Alongside those coronavirus prep bags being filled by shoppers with bleach and hand sanitizer may be boxes of long shelf life Twinkies and Ding Dongs.
“We are seeing that,” Hostess Brands CEO Andy Callahan said on Yahoo Finance’s On the Move, when asked if he is seeing a bump in business as people stock up, should they be trapped at home due to the coronavirus outbreak.
Added Callahan, “We are benefiting likely in the short-term due to traffic. That’s the great thing about Hostess, we are there to celebrate things. We are there to comfort things. So we are seeing a slight uptick in traffic. It’s too early to tell, a lot of our point of sale data lags.”
Even without the bump in business, Hostess has been doing just fine.
Fourth quarter sales rose 6.7% from the prior year to $216.7 million on the back of momentum for breakfast items such as Donettes. Adjusted operating profits increased 6.3% year-over-year to $52.4 million.
Hostess shares are up 8% over the past year, outperforming the Dow’s slight gain and the S&P’s 500 7.5% gain. Since joining Hostess as CEO in 2018, Callahan has looked to streamline the business, ramp up product innovation.

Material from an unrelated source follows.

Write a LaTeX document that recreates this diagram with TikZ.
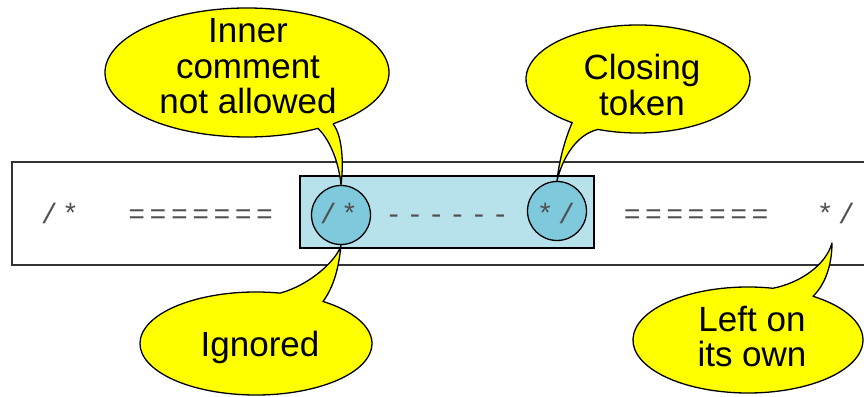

He also pulled the trigger on the $320 million acquisition of cookie maker Voortman.
“Hostess has been increasingly improving its base for improved go-forward revenue growth — first, with Metropoulos & Co. and Apollo out of bankruptcy; and now, with Andy Callahan as CEO. We’re simply in late stage two of an operational turnaround, which we like,” wrote Jefferies analyst Rob Dickerson in a note to clients.